Collapsible construction matters for the same reason it does in a senior cat’s kit: a go-bag that already holds a carrier, food, and water doesn’t have room for a rigid, full-size pan. Let your kitten use the box at home before an evacuation is its first introduction to an unfamiliar shape, the same acclimation rule that applies to any new litter box for any cat.
If your kitten is young enough to still need bottle-feeding, roughly newborn through five or six weeks per PetAg’s own label, a standard go-bag’s food and water plan doesn’t apply yet. This is a supply and equipment gap, and we’re keeping it there rather than writing anything that reads like a feeding schedule.

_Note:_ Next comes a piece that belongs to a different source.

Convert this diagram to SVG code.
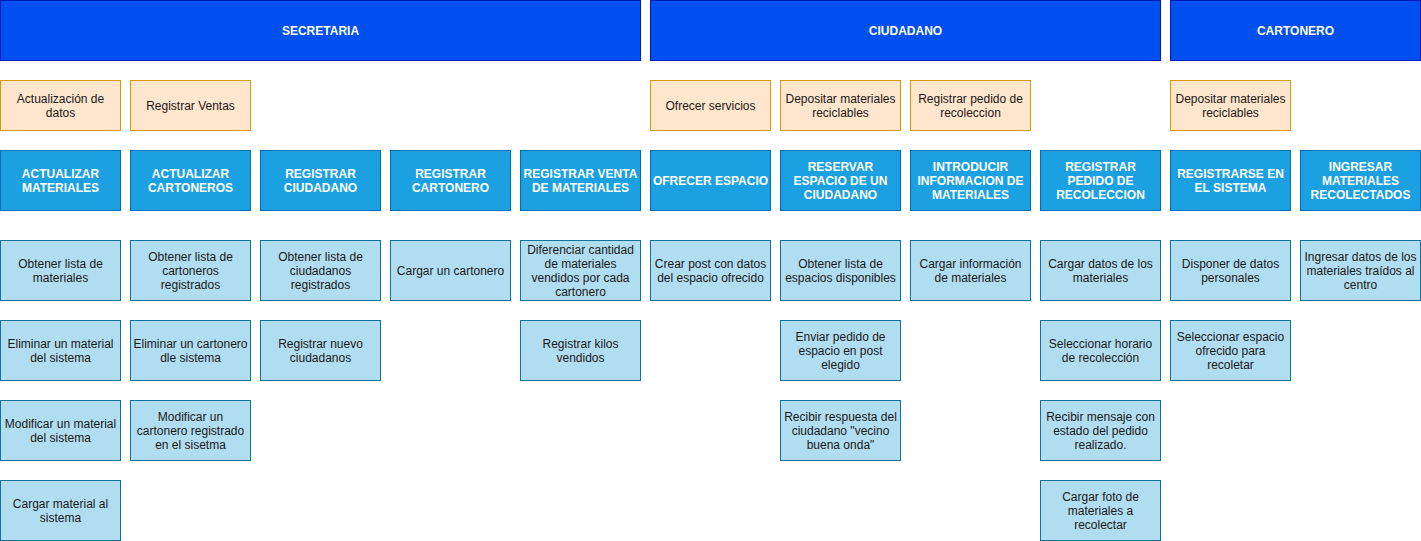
<svg xmlns="http://www.w3.org/2000/svg" width="1421" height="541" viewBox="0 0 1421 541">
<style>
.h{fill:#0050ef;stroke:#001dbc;stroke-width:1}
.o{fill:#ffe6cc;stroke:#d79b00;stroke-width:1}
.b{fill:#1ba1e2;stroke:#006eaf;stroke-width:1}
.l{fill:#b1ddf0;stroke:#10739e;stroke-width:1}
text{font-family:"Liberation Sans",Arial,sans-serif;font-size:12px;text-anchor:middle}
.w{fill:#ffffff;font-weight:bold}
.d{fill:#1a1a1a}
</style>
<rect width="1421" height="541" fill="#ffffff"/>
<g id="hdr-secretaria"><rect class="h" x="0.5" y="0.5" width="640" height="60"/><text class="w" x="320.5" y="34.5">SECRETARIA</text></g>
<g id="hdr-ciudadano"><rect class="h" x="650.5" y="0.5" width="510" height="60"/><text class="w" x="905.5" y="34.5">CIUDADANO</text></g>
<g id="hdr-cartonero"><rect class="h" x="1170.5" y="0.5" width="250" height="60"/><text class="w" x="1295.5" y="34.5">CARTONERO</text></g>

<g id="o1"><rect class="o" x="0.5" y="80.5" width="120" height="50"/><text class="d" x="60.5" y="102.5">Actualización de</text><text class="d" x="60.5" y="116.5">datos</text></g>
<g id="o2"><rect class="o" x="130.5" y="80.5" width="120" height="50"/><text class="d" x="190.5" y="109.5">Registrar Ventas</text></g>
<g id="o3"><rect class="o" x="650.5" y="80.5" width="120" height="50"/><text class="d" x="710.5" y="109.5">Ofrecer servicios</text></g>
<g id="o4"><rect class="o" x="780.5" y="80.5" width="120" height="50"/><text class="d" x="840.5" y="102.5">Depositar materiales</text><text class="d" x="840.5" y="116.5">reciclables</text></g>
<g id="o5"><rect class="o" x="910.5" y="80.5" width="120" height="50"/><text class="d" x="970.5" y="102.5">Registrar pedido de</text><text class="d" x="970.5" y="116.5">recoleccion</text></g>
<g id="o6"><rect class="o" x="1170.5" y="80.5" width="120" height="50"/><text class="d" x="1230.5" y="102.5">Depositar materiales</text><text class="d" x="1230.5" y="116.5">reciclables</text></g>

<g id="b1"><rect class="b" x="0.5" y="150.5" width="120" height="60"/><text class="w" x="60.5" y="177.5">ACTUALIZAR</text><text class="w" x="60.5" y="191.5">MATERIALES</text></g>
<g id="b2"><rect class="b" x="130.5" y="150.5" width="120" height="60"/><text class="w" x="190.5" y="177.5">ACTUALIZAR</text><text class="w" x="190.5" y="191.5">CARTONEROS</text></g>
<g id="b3"><rect class="b" x="260.5" y="150.5" width="120" height="60"/><text class="w" x="320.5" y="177.5">REGISTRAR</text><text class="w" x="320.5" y="191.5">CIUDADANO</text></g>
<g id="b4"><rect class="b" x="390.5" y="150.5" width="120" height="60"/><text class="w" x="450.5" y="177.5">REGISTRAR</text><text class="w" x="450.5" y="191.5">CARTONERO</text></g>
<g id="b5"><rect class="b" x="520.5" y="150.5" width="120" height="60"/><text class="w" x="580.5" y="177.5">REGISTRAR VENTA</text><text class="w" x="580.5" y="191.5">DE MATERIALES</text></g>
<g id="b6"><rect class="b" x="650.5" y="150.5" width="120" height="60"/><text class="w" x="710.5" y="184.5">OFRECER ESPACIO</text></g>
<g id="b7"><rect class="b" x="780.5" y="150.5" width="120" height="60"/><text class="w" x="840.5" y="170.5">RESERVAR</text><text class="w" x="840.5" y="184.5">ESPACIO DE UN</text><text class="w" x="840.5" y="198.5">CIUDADANO</text></g>
<g id="b8"><rect class="b" x="910.5" y="150.5" width="120" height="60"/><text class="w" x="970.5" y="170.5">INTRODUCIR</text><text class="w" x="970.5" y="184.5">INFORMACION DE</text><text class="w" x="970.5" y="198.5">MATERIALES</text></g>
<g id="b9"><rect class="b" x="1040.5" y="150.5" width="120" height="60"/><text class="w" x="1100.5" y="170.5">REGISTRAR</text><text class="w" x="1100.5" y="184.5">PEDIDO DE</text><text class="w" x="1100.5" y="198.5">RECOLECCION</text></g>
<g id="b10"><rect class="b" x="1170.5" y="150.5" width="120" height="60"/><text class="w" x="1230.5" y="177.5">REGISTRARSE EN</text><text class="w" x="1230.5" y="191.5">EL SISTEMA</text></g>
<g id="b11"><rect class="b" x="1300.5" y="150.5" width="120" height="60"/><text class="w" x="1360.5" y="170.5">INGRESAR</text><text class="w" x="1360.5" y="184.5">MATERIALES</text><text class="w" x="1360.5" y="198.5">RECOLECTADOS</text></g>

<g id="l1"><rect class="l" x="0.5" y="240.5" width="120" height="60"/><text class="d" x="60.5" y="267.5">Obtener lista de</text><text class="d" x="60.5" y="281.5">materiales</text></g>
<g id="l2"><rect class="l" x="130.5" y="240.5" width="120" height="60"/><text class="d" x="190.5" y="260.5">Obtener lista de</text><text class="d" x="190.5" y="274.5">cartoneros</text><text class="d" x="190.5" y="288.5">registrados</text></g>
<g id="l3"><rect class="l" x="260.5" y="240.5" width="120" height="60"/><text class="d" x="320.5" y="260.5">Obtener lista de</text><text class="d" x="320.5" y="274.5">ciudadanos</text><text class="d" x="320.5" y="288.5">registrados</text></g>
<g id="l4"><rect class="l" x="390.5" y="240.5" width="120" height="60"/><text class="d" x="450.5" y="274.5">Cargar un cartonero</text></g>
<g id="l5"><rect class="l" x="520.5" y="240.5" width="120" height="60"/><text class="d" x="580.5" y="253.5">Diferenciar cantidad</text><text class="d" x="580.5" y="267.5">de materiales</text><text class="d" x="580.5" y="281.5">vendidos por cada</text><text class="d" x="580.5" y="295.5">cartonero</text></g>
<g id="l6"><rect class="l" x="650.5" y="240.5" width="120" height="60"/><text class="d" x="710.5" y="267.5">Crear post con datos</text><text class="d" x="710.5" y="281.5">del espacio ofrecido</text></g>
<g id="l7"><rect class="l" x="780.5" y="240.5" width="120" height="60"/><text class="d" x="840.5" y="267.5">Obtener lista de</text><text class="d" x="840.5" y="281.5">espacios disponibles</text></g>
<g id="l8"><rect class="l" x="910.5" y="240.5" width="120" height="60"/><text class="d" x="970.5" y="267.5">Cargar información</text><text class="d" x="970.5" y="281.5">de materiales</text></g>
<g id="l9"><rect class="l" x="1040.5" y="240.5" width="120" height="60"/><text class="d" x="1100.5" y="267.5">Cargar datos de los</text><text class="d" x="1100.5" y="281.5">materiales</text></g>
<g id="l10"><rect class="l" x="1170.5" y="240.5" width="120" height="60"/><text class="d" x="1230.5" y="267.5">Disponer de datos</text><text class="d" x="1230.5" y="281.5">personales</text></g>
<g id="l11"><rect class="l" x="1300.5" y="240.5" width="120" height="60"/><text class="d" x="1360.5" y="260.5">Ingresar datos de los</text><text class="d" x="1360.5" y="274.5">materiales traídos al</text><text class="d" x="1360.5" y="288.5">centro</text></g>

<g id="m1"><rect class="l" x="0.5" y="320.5" width="120" height="60"/><text class="d" x="60.5" y="347.5">Eliminar un material</text><text class="d" x="60.5" y="361.5">del sistema</text></g>
<g id="m2"><rect class="l" x="130.5" y="320.5" width="120" height="60"/><text class="d" x="190.5" y="347.5">Eliminar un cartonero</text><text class="d" x="190.5" y="361.5">dle sistema</text></g>
<g id="m3"><rect class="l" x="260.5" y="320.5" width="120" height="60"/><text class="d" x="320.5" y="347.5">Registrar nuevo</text><text class="d" x="320.5" y="361.5">ciudadanos</text></g>
<g id="m5"><rect class="l" x="520.5" y="320.5" width="120" height="60"/><text class="d" x="580.5" y="347.5">Registrar kilos</text><text class="d" x="580.5" y="361.5">vendidos</text></g>
<g id="m7"><rect class="l" x="780.5" y="320.5" width="120" height="60"/><text class="d" x="840.5" y="340.5">Enviar pedido de</text><text class="d" x="840.5" y="354.5">espacio en post</text><text class="d" x="840.5" y="368.5">elegido</text></g>
<g id="m9"><rect class="l" x="1040.5" y="320.5" width="120" height="60"/><text class="d" x="1100.5" y="347.5">Seleccionar horario</text><text class="d" x="1100.5" y="361.5">de recolección</text></g>
<g id="m10"><rect class="l" x="1170.5" y="320.5" width="120" height="60"/><text class="d" x="1230.5" y="340.5">Seleccionar espacio</text><text class="d" x="1230.5" y="354.5">ofrecido para</text><text class="d" x="1230.5" y="368.5">recoletar</text></g>

<g id="n1"><rect class="l" x="0.5" y="400.5" width="120" height="60"/><text class="d" x="60.5" y="427.5">Modificar un material</text><text class="d" x="60.5" y="441.5">del sistema</text></g>
<g id="n2"><rect class="l" x="130.5" y="400.5" width="120" height="60"/><text class="d" x="190.5" y="420.5">Modificar un</text><text class="d" x="190.5" y="434.5">cartonero registrado</text><text class="d" x="190.5" y="448.5">en el sisetma</text></g>
<g id="n7"><rect class="l" x="780.5" y="400.5" width="120" height="60"/><text class="d" x="840.5" y="420.5">Recibir respuesta del</text><text class="d" x="840.5" y="434.5">ciudadano "vecino</text><text class="d" x="840.5" y="448.5">buena onda"</text></g>
<g id="n9"><rect class="l" x="1040.5" y="400.5" width="120" height="60"/><text class="d" x="1100.5" y="420.5">Recibir mensaje con</text><text class="d" x="1100.5" y="434.5">estado del pedido</text><text class="d" x="1100.5" y="448.5">realizado.</text></g>

<g id="p1"><rect class="l" x="0.5" y="480.5" width="120" height="60"/><text class="d" x="60.5" y="507.5">Cargar material al</text><text class="d" x="60.5" y="521.5">sistema</text></g>
<g id="p9"><rect class="l" x="1040.5" y="480.5" width="120" height="60"/><text class="d" x="1100.5" y="500.5">Cargar foto de</text><text class="d" x="1100.5" y="514.5">materiales a</text><text class="d" x="1100.5" y="528.5">recolectar</text></g>

<g id="connectors"></g>
</svg>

Kitten Lady’s bottle-feeding guide, widely used among cat foster and rescue organizations, is direct about the formula: use a kitten-specific milk replacer such as KMR, and “never feed a kitten cow’s milk or other dairy products, dairy alternatives, or human baby formula,” since it can be dangerous or fatal. PetAg’s own KMR product page states the mixing ratio (1 part powder to 2 parts warm water) and storage window (roughly 2 months at room temperature once opened, 1 more month refrigerated), figures cited directly from the manufacturer’s label.
What belongs in the go-bag:
- A sealed, unopened container of kitten-specific milk replacer, packed alongside, not instead of, your kitten’s regular food if it’s already weaned onto solids.
- A bottle and nipple kit sized for a kitten’s mouth, not a human infant bottle. Kitten Lady’s guide and PetAg’s own materials both point to nipple shape and size as the difference between a kitten that feeds cleanly and one that struggles or aspirates formula.
- A small kitchen scale that weighs in grams, a common tool foster and rescue guides recommend for tracking a young kitten’s weight gain and condition during a stressful, disrupted routine.
What this section is not: a feeding schedule. Amount and frequency for your specific kitten belong to your veterinarian or the rescue that placed the kitten, not to a preparedness checklist. We’re naming the supplies, sourced to a manufacturer’s label and a rescue-run feeding guide, and stopping there on purpose.